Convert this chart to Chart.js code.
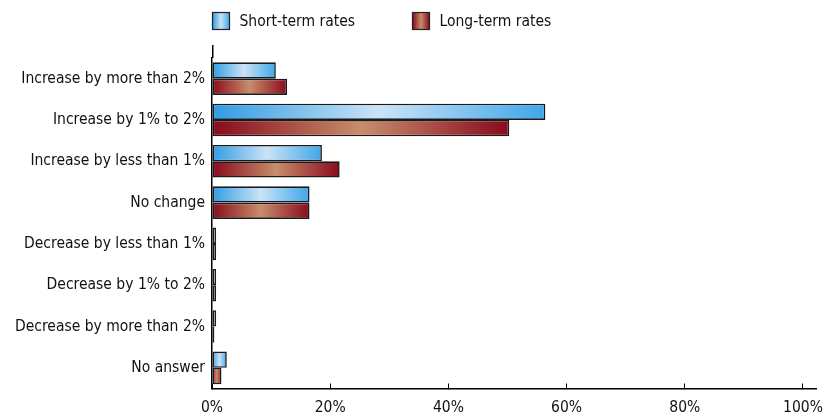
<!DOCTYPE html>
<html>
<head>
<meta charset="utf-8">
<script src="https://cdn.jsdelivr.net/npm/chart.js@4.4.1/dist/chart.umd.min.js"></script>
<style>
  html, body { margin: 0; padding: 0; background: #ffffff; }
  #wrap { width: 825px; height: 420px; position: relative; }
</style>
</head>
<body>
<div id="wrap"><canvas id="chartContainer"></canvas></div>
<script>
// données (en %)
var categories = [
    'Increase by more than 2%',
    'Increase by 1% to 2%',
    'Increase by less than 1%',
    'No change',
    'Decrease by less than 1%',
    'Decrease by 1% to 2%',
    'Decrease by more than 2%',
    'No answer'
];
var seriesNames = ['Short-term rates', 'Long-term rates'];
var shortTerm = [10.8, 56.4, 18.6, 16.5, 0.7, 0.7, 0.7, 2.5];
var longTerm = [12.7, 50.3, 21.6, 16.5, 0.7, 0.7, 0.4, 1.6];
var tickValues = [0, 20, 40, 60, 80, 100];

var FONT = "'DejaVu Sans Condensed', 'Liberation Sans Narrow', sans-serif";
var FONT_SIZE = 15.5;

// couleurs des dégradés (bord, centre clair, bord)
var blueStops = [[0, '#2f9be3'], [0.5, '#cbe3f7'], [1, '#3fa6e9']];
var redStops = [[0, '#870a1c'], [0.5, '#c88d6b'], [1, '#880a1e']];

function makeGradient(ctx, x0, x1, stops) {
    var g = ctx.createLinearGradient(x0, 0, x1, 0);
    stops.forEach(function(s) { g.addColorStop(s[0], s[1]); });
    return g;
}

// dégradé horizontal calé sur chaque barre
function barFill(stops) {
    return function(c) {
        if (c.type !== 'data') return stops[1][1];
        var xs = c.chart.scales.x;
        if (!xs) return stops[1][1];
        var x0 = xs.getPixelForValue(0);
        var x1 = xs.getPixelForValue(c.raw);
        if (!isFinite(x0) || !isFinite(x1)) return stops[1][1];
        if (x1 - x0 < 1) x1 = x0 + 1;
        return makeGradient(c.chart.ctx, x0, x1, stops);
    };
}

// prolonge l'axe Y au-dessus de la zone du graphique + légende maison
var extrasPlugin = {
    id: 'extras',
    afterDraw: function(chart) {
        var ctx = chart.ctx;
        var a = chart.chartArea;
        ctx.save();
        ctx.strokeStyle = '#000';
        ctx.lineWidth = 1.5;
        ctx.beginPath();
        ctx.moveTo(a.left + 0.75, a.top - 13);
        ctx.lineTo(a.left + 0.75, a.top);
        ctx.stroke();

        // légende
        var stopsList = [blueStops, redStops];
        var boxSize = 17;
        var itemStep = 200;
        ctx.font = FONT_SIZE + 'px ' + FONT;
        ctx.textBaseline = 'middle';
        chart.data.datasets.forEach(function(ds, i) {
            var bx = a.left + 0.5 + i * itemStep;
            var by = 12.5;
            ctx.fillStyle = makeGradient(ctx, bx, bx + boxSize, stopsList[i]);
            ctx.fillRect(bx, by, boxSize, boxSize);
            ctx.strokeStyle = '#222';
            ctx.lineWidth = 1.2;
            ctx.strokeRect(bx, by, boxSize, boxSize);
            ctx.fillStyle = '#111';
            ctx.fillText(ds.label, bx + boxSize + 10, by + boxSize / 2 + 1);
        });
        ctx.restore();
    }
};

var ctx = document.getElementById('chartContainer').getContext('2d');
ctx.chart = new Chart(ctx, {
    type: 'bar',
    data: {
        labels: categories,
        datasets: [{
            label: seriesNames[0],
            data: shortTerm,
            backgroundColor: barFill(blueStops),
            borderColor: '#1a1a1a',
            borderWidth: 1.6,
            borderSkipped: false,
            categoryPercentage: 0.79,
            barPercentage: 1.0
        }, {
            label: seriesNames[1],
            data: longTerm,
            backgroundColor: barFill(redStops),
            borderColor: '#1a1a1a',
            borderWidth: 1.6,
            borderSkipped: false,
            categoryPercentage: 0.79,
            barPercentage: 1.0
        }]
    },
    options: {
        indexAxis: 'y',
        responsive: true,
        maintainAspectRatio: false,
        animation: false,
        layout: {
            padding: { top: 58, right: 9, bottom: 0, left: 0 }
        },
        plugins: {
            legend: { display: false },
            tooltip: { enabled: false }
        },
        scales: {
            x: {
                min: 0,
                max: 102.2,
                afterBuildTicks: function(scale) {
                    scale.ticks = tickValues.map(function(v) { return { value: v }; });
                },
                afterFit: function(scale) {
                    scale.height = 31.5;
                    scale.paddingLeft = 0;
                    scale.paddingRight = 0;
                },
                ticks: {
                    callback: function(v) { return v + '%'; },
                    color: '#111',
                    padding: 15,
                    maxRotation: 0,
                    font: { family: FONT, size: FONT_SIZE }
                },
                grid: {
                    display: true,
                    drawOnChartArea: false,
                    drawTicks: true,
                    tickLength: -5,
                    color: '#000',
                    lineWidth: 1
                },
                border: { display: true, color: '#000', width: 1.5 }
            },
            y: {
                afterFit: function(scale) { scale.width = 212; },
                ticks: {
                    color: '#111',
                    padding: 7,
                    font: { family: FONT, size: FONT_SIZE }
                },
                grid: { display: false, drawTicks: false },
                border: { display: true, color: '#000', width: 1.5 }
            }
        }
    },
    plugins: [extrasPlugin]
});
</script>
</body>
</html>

▬▬▬▬▬▬▬▬▬▬

■ TASK DIRECTIONS
Transcribe the full listing character for character. Pictures are excluded.

■ CORRECT OUTPUT
Convert this chart to Chart.js code.
<!DOCTYPE html>
<html>
<head>
<meta charset="utf-8">
<script src="https://cdn.jsdelivr.net/npm/chart.js@4.4.1/dist/chart.umd.min.js"></script>
<style>
  html, body { margin: 0; padding: 0; background: #ffffff; }
  #wrap { width: 825px; height: 420px; position: relative; }
</style>
</head>
<body>
<div id="wrap"><canvas id="chartContainer"></canvas></div>
<script>
// données (en %)
var categories = [
    'Increase by more than 2%',
    'Increase by 1% to 2%',
    'Increase by less than 1%',
    'No change',
    'Decrease by less than 1%',
    'Decrease by 1% to 2%',
    'Decrease by more than 2%',
    'No answer'
];
var seriesNames = ['Short-term rates', 'Long-term rates'];
var shortTerm = [10.8, 56.4, 18.6, 16.5, 0.7, 0.7, 0.7, 2.5];
var longTerm = [12.7, 50.3, 21.6, 16.5, 0.7, 0.7, 0.4, 1.6];
var tickValues = [0, 20, 40, 60, 80, 100];

var FONT = "'DejaVu Sans Condensed', 'Liberation Sans Narrow', sans-serif";
var FONT_SIZE = 15.5;

// couleurs des dégradés (bord, centre clair, bord)
var blueStops = [[0, '#2f9be3'], [0.5, '#cbe3f7'], [1, '#3fa6e9']];
var redStops = [[0, '#870a1c'], [0.5, '#c88d6b'], [1, '#880a1e']];

function makeGradient(ctx, x0, x1, stops) {
    var g = ctx.createLinearGradient(x0, 0, x1, 0);
    stops.forEach(function(s) { g.addColorStop(s[0], s[1]); });
    return g;
}

// dégradé horizontal calé sur chaque barre
function barFill(stops) {
    return function(c) {
        if (c.type !== 'data') return stops[1][1];
        var xs = c.chart.scales.x;
        if (!xs) return stops[1][1];
        var x0 = xs.getPixelForValue(0);
        var x1 = xs.getPixelForValue(c.raw);
        if (!isFinite(x0) || !isFinite(x1)) return stops[1][1];
        if (x1 - x0 < 1) x1 = x0 + 1;
        return makeGradient(c.chart.ctx, x0, x1, stops);
    };
}

// prolonge l'axe Y au-dessus de la zone du graphique + légende maison
var extrasPlugin = {
    id: 'extras',
    afterDraw: function(chart) {
        var ctx = chart.ctx;
        var a = chart.chartArea;
        ctx.save();
        ctx.strokeStyle = '#000';
        ctx.lineWidth = 1.5;
        ctx.beginPath();
        ctx.moveTo(a.left + 0.75, a.top - 13);
        ctx.lineTo(a.left + 0.75, a.top);
        ctx.stroke();

        // légende
        var stopsList = [blueStops, redStops];
        var boxSize = 17;
        var itemStep = 200;
        ctx.font = FONT_SIZE + 'px ' + FONT;
        ctx.textBaseline = 'middle';
        chart.data.datasets.forEach(function(ds, i) {
            var bx = a.left + 0.5 + i * itemStep;
            var by = 12.5;
            ctx.fillStyle = makeGradient(ctx, bx, bx + boxSize, stopsList[i]);
            ctx.fillRect(bx, by, boxSize, boxSize);
            ctx.strokeStyle = '#222';
            ctx.lineWidth = 1.2;
            ctx.strokeRect(bx, by, boxSize, boxSize);
            ctx.fillStyle = '#111';
            ctx.fillText(ds.label, bx + boxSize + 10, by + boxSize / 2 + 1);
        });
        ctx.restore();
    }
};

var ctx = document.getElementById('chartContainer').getContext('2d');
ctx.chart = new Chart(ctx, {
    type: 'bar',
    data: {
        labels: categories,
        datasets: [{
            label: seriesNames[0],
            data: shortTerm,
            backgroundColor: barFill(blueStops),
            borderColor: '#1a1a1a',
            borderWidth: 1.6,
            borderSkipped: false,
            categoryPercentage: 0.79,
            barPercentage: 1.0
        }, {
            label: seriesNames[1],
            data: longTerm,
            backgroundColor: barFill(redStops),
            borderColor: '#1a1a1a',
            borderWidth: 1.6,
            borderSkipped: false,
            categoryPercentage: 0.79,
            barPercentage: 1.0
        }]
    },
    options: {
        indexAxis: 'y',
        responsive: true,
        maintainAspectRatio: false,
        animation: false,
        layout: {
            padding: { top: 58, right: 9, bottom: 0, left: 0 }
        },
        plugins: {
            legend: { display: false },
            tooltip: { enabled: false }
        },
        scales: {
            x: {
                min: 0,
                max: 102.2,
                afterBuildTicks: function(scale) {
                    scale.ticks = tickValues.map(function(v) { return { value: v }; });
                },
                afterFit: function(scale) {
                    scale.height = 31.5;
                    scale.paddingLeft = 0;
                    scale.paddingRight = 0;
                },
                ticks: {
                    callback: function(v) { return v + '%'; },
                    color: '#111',
                    padding: 15,
                    maxRotation: 0,
                    font: { family: FONT, size: FONT_SIZE }
                },
                grid: {
                    display: true,
                    drawOnChartArea: false,
                    drawTicks: true,
                    tickLength: -5,
                    color: '#000',
                    lineWidth: 1
                },
                border: { display: true, color: '#000', width: 1.5 }
            },
            y: {
                afterFit: function(scale) { scale.width = 212; },
                ticks: {
                    color: '#111',
                    padding: 7,
                    font: { family: FONT, size: FONT_SIZE }
                },
                grid: { display: false, drawTicks: false },
                border: { display: true, color: '#000', width: 1.5 }
            }
        }
    },
    plugins: [extrasPlugin]
});
</script>
</body>
</html>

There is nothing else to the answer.